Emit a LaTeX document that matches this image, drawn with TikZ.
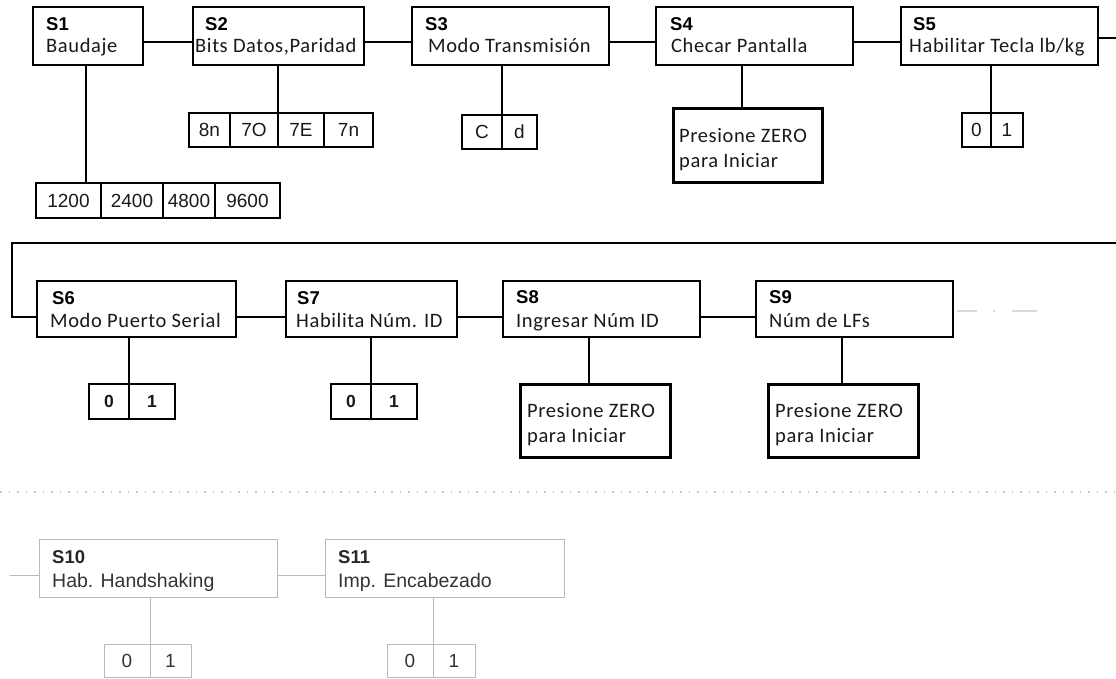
\documentclass[tikz,border=0pt]{standalone}
\usepackage{fontspec}
\setmainfont{Carlito}
\newfontfamily\calib[LetterSpace=3]{Carlito}
\newfontfamily\arial{Liberation Sans}
\usetikzlibrary{calc,fit}
\tikzset{
  sbox/.style={draw=black, line width=1.6pt, inner sep=0pt, outer sep=0pt},
  pbox/.style={draw=black, line width=3pt, inner sep=0pt, outer sep=0pt},
  gbox/.style={draw=gray!55, line width=1pt, inner sep=0pt, outer sep=0pt},
  obox/.style={sbox, line width=1.4pt},
  otxt/.style={inner sep=0pt, anchor=center, font=\arial\fontsize{19}{21}\selectfont, text=black!90},
  obtxt/.style={otxt, font=\arial\bfseries\fontsize{17.5}{20}\selectfont},
  gotxt/.style={otxt, text=black!80},
  lab/.style={anchor=base west, inner sep=0pt, font=\arial\bfseries\fontsize{18.5}{20}\selectfont},
  txt/.style={anchor=base west, inner sep=0pt, font=\calib\fontsize{20.5}{24}\selectfont, text=black!90},
  glab/.style={lab, text=black!85},
  gtxt/.style={anchor=base west, inner sep=0pt, font=\arial\fontsize{19.5}{22}\selectfont, text=black!80},
  conn/.style={draw=black, line width=1.7pt},
  gconn/.style={draw=gray!55, line width=1pt},
  faint/.style={draw=gray!30, line width=1.2pt},
  dotline/.style={draw=gray!45, line width=1.2pt, dash pattern=on 1.5pt off 7pt},
}
\begin{document}
\begin{tikzpicture}[x=1pt,y=-1pt]
\useasboundingbox (0,0) rectangle (1116,679);

% ---------------- top row ----------------
\node[sbox, fit={(33,7) (143,65)}] (s1) {};
\node[sbox, fit={(193,7) (364,65)}] (s2) {};
\node[sbox, fit={(412,7) (609,65)}] (s3) {};
\node[sbox, fit={(656,7) (853,65)}] (s4) {};
\node[sbox, fit={(901,7) (1098,65)}] (s5) {};

\node[lab] (s1l) at ($(s1.north west)+(13,24)$) {S1};
\node[txt] (s1t) at ($(s1.north west)+(13,46)$) {Baudaje};
\node[lab] (s2l) at ($(s2.north west)+(12,24)$) {S2};
\node[txt] (s2t) at ($(s2.north west)+(2,46)$) {Bits Datos,Paridad};
\node[lab] (s3l) at ($(s3.north west)+(13,24)$) {S3};
\node[txt] (s3t) at ($(s3.north west)+(16,46)$) {Modo Transmisión};
\node[lab] (s4l) at ($(s4.north west)+(14,24)$) {S4};
\node[txt] (s4t) at ($(s4.north west)+(15,46)$) {Checar Pantalla};
\node[lab] (s5l) at ($(s5.north west)+(12,24)$) {S5};
\node[txt] (s5t) at ($(s5.north west)+(8,46)$) {Habilitar Tecla lb/kg};

\draw[conn] ([yshift=-6pt]s1.east) -- ([yshift=-6pt]s2.west);
\draw[conn] ([yshift=-6pt]s2.east) -- ([yshift=-6pt]s3.west);
\draw[conn] ([yshift=-6pt]s3.east) -- ([yshift=-6pt]s4.west);
\draw[conn] ([yshift=-6pt]s4.east) -- ([yshift=-6pt]s5.west);
\coordinate (e5) at (1116,38);
\draw[conn] ([yshift=-2pt]s5.east) -- (e5);

% S1 options
\node[obox, fit={(36,183) (101,218)}] (b1) {};
\node[obox, fit={(101,183) (163,218)}] (b2) {};
\node[obox, fit={(163,183) (215,218)}] (b3) {};
\node[obox, fit={(215,183) (280,218)}] (b4) {};
\node[otxt] at (b1.center) {1200};
\node[otxt] at (b2.center) {2400};
\node[otxt] at (b3.center) {4800};
\node[otxt] at (b4.center) {9600};
\draw[conn] ([xshift=53pt]s1.south west) -- ([xshift=50pt]b1.north west);

% S2 options
\node[obox, fit={(189,113) (230,147)}] (c1) {};
\node[obox, fit={(230,113) (278,147)}] (c2) {};
\node[obox, fit={(278,113) (324,147)}] (c3) {};
\node[obox, fit={(324,113) (373,147)}] (c4) {};
\node[otxt] at (c1.center) {8n};
\node[otxt] at (c2.center) {7O};
\node[otxt] at (c3.center) {7E};
\node[otxt] at (c4.center) {7n};
\draw[conn] ([xshift=85pt]s2.south west) -- (c2.north east);

% S3 options
\node[obox, fit={(462,115) (502,149)}] (d1) {};
\node[obox, fit={(502,115) (537,149)}] (d2) {};
\node[otxt] at (d1.center) {C};
\node[otxt] at (d2.center) {d};
\draw[conn] ([xshift=90pt]s3.south west) -- (d1.north east);

% S4
\node[pbox, fit={(673,109) (822,183)}] (p4) {};
\node[txt] (p4a) at ($(p4.north west)+(6,34)$) {Presione ZERO};
\node[txt] (p4b) at ($(p4.north west)+(6,59)$) {para Iniciar};
\draw[conn] ([xshift=86pt]s4.south west) -- ([xshift=69pt]p4.north west);

% S5 options
\node[obox, fit={(962,113) (991,147)}] (e1) {};
\node[obox, fit={(991,113) (1023,147)}] (e2) {};
\node[otxt] at (e1.center) {0};
\node[otxt] at (e2.center) {1};
\draw[conn] ([xshift=90pt]s5.south west) -- (e1.north east);

% ---------------- middle row ----------------
\node[sbox, fit={(37,281) (236,337)}] (s6) {};
\node[sbox, fit={(286,281) (457,337)}] (s7) {};
\node[sbox, fit={(503,281) (700,337)}] (s8) {};
\node[sbox, fit={(756,281) (953,337)}] (s9) {};

\node[lab] (s6l) at ($(s6.north west)+(15,23)$) {S6};
\node[txt] (s6t) at ($(s6.north west)+(13,46)$) {Modo Puerto Serial};
\node[lab] (s7l) at ($(s7.north west)+(11,23)$) {S7};
\node[txt] (s7t) at ($(s7.north west)+(10,46)$) {Habilita Núm. ID};
\node[lab] (s8l) at ($(s8.north west)+(13,22)$) {S8};
\node[txt] (s8t) at ($(s8.north west)+(13,46)$) {Ingresar Núm ID};
\node[lab] (s9l) at ($(s9.north west)+(13,22)$) {S9};
\node[txt] (s9t) at ($(s9.north west)+(13,46)$) {Núm de LFs};

\coordinate (m0) at (1116,243);
\coordinate (m1) at (12,243);
\draw[conn] (m0) -- (m1) |- ([yshift=-8pt]s6.west);
\draw[conn] ([yshift=-8pt]s6.east) -- ([yshift=-8pt]s7.west);
\draw[conn] ([yshift=-8pt]s7.east) -- ([yshift=-8pt]s8.west);
\draw[conn] ([yshift=-8pt]s8.east) -- ([yshift=-8pt]s9.west);
\draw[faint] ([xshift=4pt,yshift=-2pt]s9.east) -- ++(20,0);
\draw[faint] ([xshift=40pt,yshift=-2pt]s9.east) -- ++(2,0);
\draw[faint] ([xshift=59pt,yshift=-2pt]s9.east) -- ++(25,0);

% S6 options
\node[obox, fit={(89,384) (129,419)}] (f1) {};
\node[obox, fit={(129,384) (175,419)}] (f2) {};
\node[obtxt] at (f1.center) {0};
\node[obtxt] at (f2.center) {1};
\draw[conn] ([xshift=92pt]s6.south west) -- (f1.north east);

% S7 options
\node[obox, fit={(331,384) (371,419)}] (g1) {};
\node[obox, fit={(371,384) (417,419)}] (g2) {};
\node[obtxt] at (g1.center) {0};
\node[obtxt] at (g2.center) {1};
\draw[conn] ([xshift=85pt]s7.south west) -- (g1.north east);

% S8
\node[pbox, fit={(520,384) (670,457)}] (p8) {};
\node[txt] (p8a) at ($(p8.north west)+(7,33)$) {Presione ZERO};
\node[txt] (p8b) at ($(p8.north west)+(7,58)$) {para Iniciar};
\draw[conn] ([xshift=86pt]s8.south west) -- ([xshift=69pt]p8.north west);

% S9
\node[pbox, fit={(768,384) (918,457)}] (p9) {};
\node[txt] (p9a) at ($(p9.north west)+(7,33)$) {Presione ZERO};
\node[txt] (p9b) at ($(p9.north west)+(7,58)$) {para Iniciar};
\draw[conn] ([xshift=86pt]s9.south west) -- ([xshift=74pt]p9.north west);

% dotted separator
\coordinate (dl) at (0,492);
\coordinate (dr) at (1116,492);
\draw[dotline] (dl) -- (dr);

% ---------------- bottom row ----------------
\node[gbox, fit={(39,539) (277,597)}] (s10) {};
\node[gbox, fit={(325,539) (564,597)}] (s11) {};
\node[glab] (s10l) at ($(s10.north west)+(13,24)$) {S10};
\node[gtxt] (s10t) at ($(s10.north west)+(13,48)$) {Hab. Handshaking};
\node[glab] (s11l) at ($(s11.north west)+(13,24)$) {S11};
\node[gtxt] (s11t) at ($(s11.north west)+(13,48)$) {Imp. Encabezado};

\coordinate (bl) at (10,575);
\draw[gconn] (bl) -- ([yshift=-7pt]s10.west);
\draw[gconn] ([yshift=-7pt]s10.east) -- ([yshift=-7pt]s11.west);

\node[gbox, fit={(104,644) (150,677)}] (h1) {};
\node[gbox, fit={(150,644) (191,677)}] (h2) {};
\node[gotxt] at (h1.center) {0};
\node[gotxt] at (h2.center) {1};
\draw[gconn] ([xshift=111pt]s10.south west) -- (h1.north east);

\node[gbox, fit={(387,644) (433,677)}] (i1) {};
\node[gbox, fit={(433,644) (475,677)}] (i2) {};
\node[gotxt] at (i1.center) {0};
\node[gotxt] at (i2.center) {1};
\draw[gconn] ([xshift=108pt]s11.south west) -- (i1.north east);
\end{tikzpicture}
\end{document}
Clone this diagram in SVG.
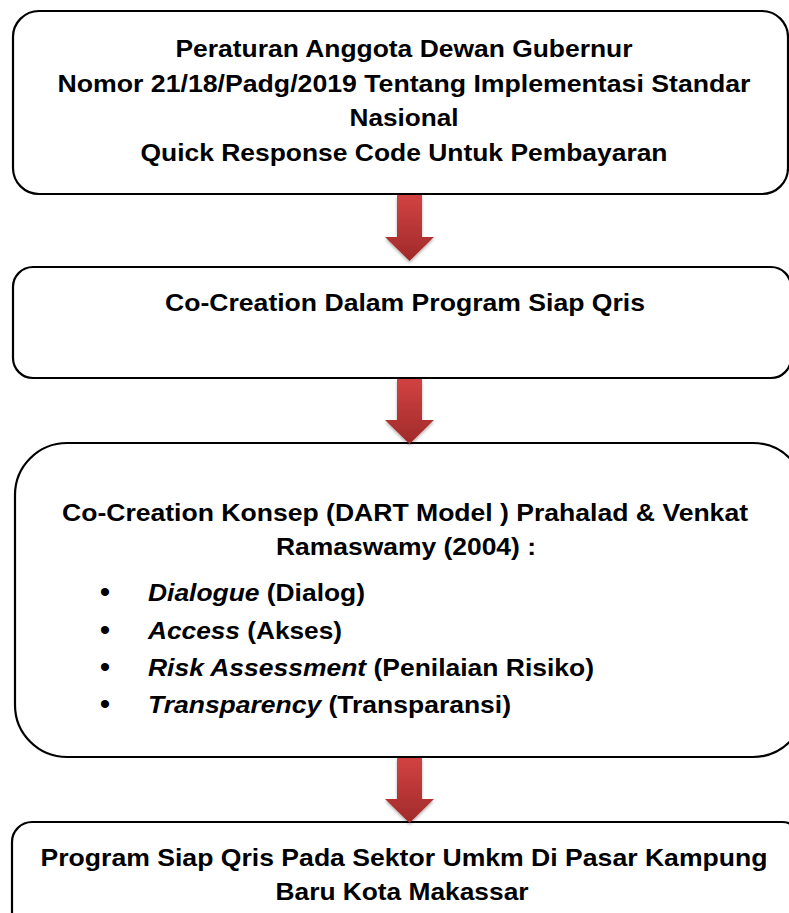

▶ _Directions for this task_
Repeat exactly the lines from the start of the entries down to the line with "(0,0) rectangle (1116,679);", keeping both ends but none of the pictures.

▶ _Full response_
Emit a LaTeX document that matches this image, drawn with TikZ.
\documentclass[tikz,border=0pt]{standalone}
\usepackage{fontspec}
\setmainfont{Carlito}
\newfontfamily\calib[LetterSpace=3]{Carlito}
\newfontfamily\arial{Liberation Sans}
\usetikzlibrary{calc,fit}
\tikzset{
  sbox/.style={draw=black, line width=1.6pt, inner sep=0pt, outer sep=0pt},
  pbox/.style={draw=black, line width=3pt, inner sep=0pt, outer sep=0pt},
  gbox/.style={draw=gray!55, line width=1pt, inner sep=0pt, outer sep=0pt},
  obox/.style={sbox, line width=1.4pt},
  otxt/.style={inner sep=0pt, anchor=center, font=\arial\fontsize{19}{21}\selectfont, text=black!90},
  obtxt/.style={otxt, font=\arial\bfseries\fontsize{17.5}{20}\selectfont},
  gotxt/.style={otxt, text=black!80},
  lab/.style={anchor=base west, inner sep=0pt, font=\arial\bfseries\fontsize{18.5}{20}\selectfont},
  txt/.style={anchor=base west, inner sep=0pt, font=\calib\fontsize{20.5}{24}\selectfont, text=black!90},
  glab/.style={lab, text=black!85},
  gtxt/.style={anchor=base west, inner sep=0pt, font=\arial\fontsize{19.5}{22}\selectfont, text=black!80},
  conn/.style={draw=black, line width=1.7pt},
  gconn/.style={draw=gray!55, line width=1pt},
  faint/.style={draw=gray!30, line width=1.2pt},
  dotline/.style={draw=gray!45, line width=1.2pt, dash pattern=on 1.5pt off 7pt},
}
\begin{document}
\begin{tikzpicture}[x=1pt,y=-1pt]
\useasboundingbox (0,0) rectangle (1116,679);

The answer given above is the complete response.